For the Chawla family, it was yet another memorable trip to see their strong, determined Kalpana -- Kalpanadidi to her nieces and nephews -- take off for a second time into space.
It was a journey the family had been eagerly looking forward to for several months. Kalpana's flight had been rescheduled from mid-last year to January because of some technical snags.
So, early in January, Kalpana's father, mother, two elder sisters, sister-in-law, nieces and nephews took off for the US on an invitation from the National Aeronautics and Space Administration.
During my last visit to the south Delhi home of Kalpana, her brother Sanjay Chawla's son and daughter were excited about making the trip. I asked them what they wanted to be, and Megha said, "I want to be an astronaut like Kalpanadidi."
The first time she had returned from her trip to the US, Megha had been invited by her schoolteachers to brief her classmates about the experience.
The niece and nephew were with the rest of the family at the Kennedy Space Centre on Saturday morning, awaiting Kalpana's arrival. But hardly one-and-a-half hours before they were to receive Kalpana, the space shuttle Columbia exploded on re-entry, snatching the first Indian woman to go into space.
The family was proud of her, really proud of the peak that the daughter of a family that had reached Karnal in abject poverty during the bloody Partition days of 1947 had scaled. Kalpana's father, who had had a narrow escape in the riots, then restarted his life selling groundnuts at the Karnal railway station.
Sunita Chaudhary was very excited and proud whenever she spoke of her younger sister. Over phone calls and during our meetings, Sunita would tell me about the grit and determination of the girl from Karnal that took her into space.
After several hours of discussions and meetings with them, Kalpana's family gifted me a replica of the mission badge that she and her colleagues had designed for their first flight STS-87 in 1997. It finds pride of place in my showcase.
Sunita put her own personal tragedy on the backburner whenever she spoke of her sister. Sunita lost her husband, a naval pilot who crashed into the seas off Mumbai, several years ago.
The Chawla family has had some amazing success, and unimaginable tragedy. Kalpana's death is the latest of the latter.
Sunita had several stories to recollect about Kalpana. One was Kalpana's assertion that "I am a citizen of the world. I belong everywhere" whenever someone reminded her of her Indian roots.
Not that she wasn't proud of her Indian roots. At a pre-flight press conference in January, she cited J R D Tata's daring venture into aviation early last century among her inspirations. As she perished, Kalpana had with her a special flag designed by art students from around India, under the aegis of the National Science Centre. She had carried this flag, depicting the importance of education, to salute teachers like Nirmala Namboothiripad, who taught her science at the Tagore Public School in Karnal.

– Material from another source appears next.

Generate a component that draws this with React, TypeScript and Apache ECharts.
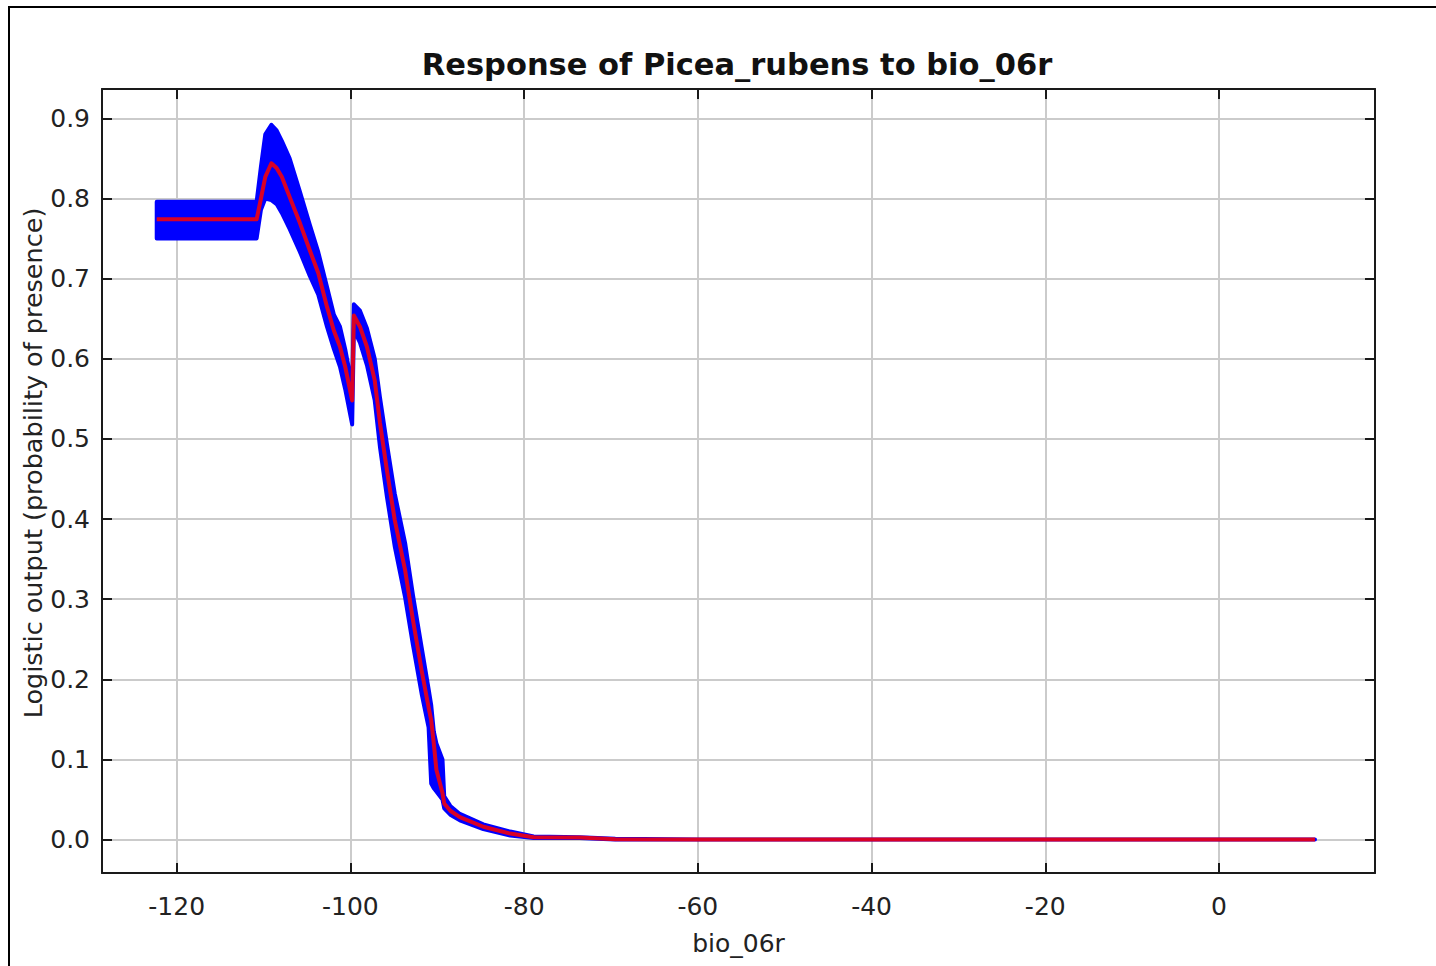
import React, { useEffect, useRef } from "react";
import * as echarts from "echarts";

const TITLE = "Response of Picea_rubens to bio_06r";
const X_NAME = "bio_06r";
const Y_NAME = "Logistic output (probability of presence)";

const xValues = [
  -122.3, -110.8, -110.3, -109.8, -109.1, -108.5, -107.9, -107.0, -105.8, -104.7,
  -103.7, -102.7, -101.9, -101.2, -100.6, -99.8, -99.6, -98.9, -98.1, -97.2,
  -96.6, -95.8, -94.9, -93.7, -92.8, -91.8, -91.0, -90.7, -90.4, -90.1,
  -89.4, -89.2, -88.5, -87.4, -84.7, -81.6, -78.9, -73.6, -69.5, -60.0, 11.05,
];
const meanValues = [
  0.774, 0.774, 0.8, 0.827, 0.844, 0.838, 0.827, 0.802, 0.769, 0.736,
  0.707, 0.665, 0.635, 0.615, 0.59, 0.548, 0.654, 0.64, 0.615, 0.573,
  0.52, 0.461, 0.399, 0.336, 0.274, 0.211, 0.165, 0.149, 0.12, 0.087,
  0.058, 0.045, 0.036, 0.028, 0.016, 0.0075, 0.003, 0.0025, 0.0005, 0.0, 0.0,
];
const upperValues = [
  0.796, 0.796, 0.84, 0.88, 0.892, 0.885, 0.872, 0.85, 0.808, 0.768,
  0.733, 0.69, 0.655, 0.64, 0.612, 0.566, 0.668, 0.66, 0.638, 0.6,
  0.552, 0.494, 0.432, 0.37, 0.305, 0.24, 0.188, 0.168, 0.135, 0.12,
  0.1, 0.054, 0.042, 0.032, 0.019, 0.01, 0.004, 0.003, 0.001, 0.0, 0.0,
];
const lowerValues = [
  0.75, 0.75, 0.786, 0.8, 0.798, 0.793, 0.782, 0.762, 0.733, 0.704,
  0.68, 0.64, 0.612, 0.59, 0.562, 0.518, 0.636, 0.62, 0.592, 0.548,
  0.49, 0.428, 0.366, 0.302, 0.243, 0.182, 0.14, 0.07, 0.064, 0.06,
  0.05, 0.039, 0.031, 0.024, 0.013, 0.005, 0.002, 0.002, 0.0, 0.0, 0.0,
];

const X_MIN = -128.6;
const X_MAX = 17.96;
const Y_MIN = -0.0417;
const Y_MAX = 0.9366;

const FONT = "DejaVu Sans";

export default function App() {
  const ref = useRef<HTMLDivElement>(null);

  useEffect(() => {
    if (!ref.current) return;
    const chart = echarts.init(ref.current, undefined, { renderer: "svg" });

    const isMult = (v: number, step: number) =>
      Math.abs(v / step - Math.round(v / step)) < 1e-6;

    const axisLine = { show: true, onZero: false, lineStyle: { color: "#1a1a1a", width: 2 } };
    const axisTick = { show: true, inside: true, length: 10, lineStyle: { color: "#1a1a1a", width: 2 } };
    const splitLine = { show: true, lineStyle: { color: "#cbcbcb", width: 2 } };

    chart.setOption({
      animation: false,
      backgroundColor: "#ffffff",
      grid: { left: 102, right: 61, top: 89, bottom: 93, containLabel: false },
      graphic: [
        {
          type: "rect",
          silent: true,
          z: -10,
          shape: { x: 9, y: 7, width: 1500, height: 1000 },
          style: { fill: "none", stroke: "#000", lineWidth: 2 },
        },
        {
          type: "text",
          x: 737,
          y: 64,
          style: {
            text: TITLE,
            fontFamily: FONT,
            fontWeight: "bold",
            fontSize: 30.5,
            fill: "#111",
            textAlign: "center",
            textVerticalAlign: "middle",
          },
        },
        {
          type: "text",
          x: 33,
          y: 463,
          rotation: Math.PI / 2,
          style: {
            text: Y_NAME,
            fontFamily: FONT,
            fontSize: 25.5,
            fill: "#222",
            textAlign: "center",
            textVerticalAlign: "middle",
          },
        },
      ],
      xAxis: [
        {
          type: "value",
          position: "bottom",
          min: X_MIN,
          max: X_MAX,
          minInterval: 20,
          maxInterval: 20,
          splitNumber: 7,
          name: X_NAME,
          nameLocation: "middle",
          nameGap: 58,
          nameTextStyle: { fontFamily: FONT, fontSize: 25, color: "#222" },
          axisLine,
          axisTick,
          splitLine,
          axisLabel: {
            show: true,
            margin: 21,
            fontFamily: FONT,
            fontSize: 25,
            color: "#222",
            showMinLabel: true,
            showMaxLabel: true,
            formatter: (v: number) => (isMult(v, 20) ? String(Math.round(v)) : ""),
          },
        },
        {
          type: "value",
          position: "top",
          min: X_MIN,
          max: X_MAX,
          minInterval: 20,
          maxInterval: 20,
          splitNumber: 7,
          axisLine,
          axisTick,
          splitLine: { show: false },
          axisLabel: { show: false },
        },
      ],
      yAxis: [
        {
          type: "value",
          position: "left",
          min: Y_MIN,
          max: Y_MAX,
          minInterval: 0.1,
          maxInterval: 0.1,
          splitNumber: 10,
          axisLine,
          axisTick,
          splitLine,
          axisLabel: {
            show: true,
            margin: 12,
            fontFamily: FONT,
            fontSize: 25,
            color: "#222",
            formatter: (v: number) => (isMult(v, 0.1) ? (Math.abs(v) < 1e-9 ? 0 : v).toFixed(1) : ""),
          },
        },
        {
          type: "value",
          position: "right",
          min: Y_MIN,
          max: Y_MAX,
          minInterval: 0.1,
          maxInterval: 0.1,
          splitNumber: 10,
          axisLine,
          axisTick,
          splitLine: { show: false },
          axisLabel: { show: false },
        },
      ],
      series: [
        {
          type: "custom",
          name: "band",
          xAxisIndex: 0,
          yAxisIndex: 0,
          silent: true,
          clip: true,
          data: [[0, 0]],
          renderItem: (_params: any, api: any) => {
            const pts: number[][] = [];
            for (let i = 0; i < xValues.length; i++) pts.push(api.coord([xValues[i], upperValues[i]]));
            for (let i = xValues.length - 1; i >= 0; i--) pts.push(api.coord([xValues[i], lowerValues[i]]));
            return {
              type: "polygon",
              shape: { points: pts },
              style: { fill: "#0000ff", stroke: "#0000ff", lineWidth: 4, lineJoin: "round" },
            };
          },
          z: 2,
        },
        {
          type: "line",
          name: "mean",
          xAxisIndex: 0,
          yAxisIndex: 0,
          data: xValues.map((x, i) => [x, meanValues[i]]),
          showSymbol: false,
          symbol: "none",
          lineStyle: { color: "#ff0000", width: 4, opacity: 0.85, join: "round" },
          z: 3,
        },
      ],
    });

    return () => chart.dispose();
  }, []);

  return (
    <div
      ref={ref}
      style={{ position: "absolute", left: 0, top: 0, width: 1436, height: 966 }}
    />
  );
}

Before she was selected to be an astronaut, Kalpana and her husband, a British flight instructor of whom Kalpana's family was very fond, had visited India a couple of times. Strangely, even Kalpana's husband carried the scars of history. One of his parents, a Jew, had suffered through Hitler's persecution.
One of the missions of the Chawla family this time was to persuade Kalpana to visit India, where she has become an inspiration of sorts for millions of youngsters.
And Sunita had promised me that she would remind her sister of a pending interview for rediff.com/India Abroad. In fact, we still have an email from Eileen Hawley, news chief, Johnson Space Centre, promising to push our request as soon as Kalpana returns to earth.
We would have liked to hear from Kalpana not just about her latest flight, but also the story of a little girl who was born to a family that migrated with not a penny in its palms 56 years ago from Pakistan. About her dreams, about how she overcame hurdles of family and society, how she set her mind to reach for the stars. And how she finally did it.
But, those stories will remain unspoken now.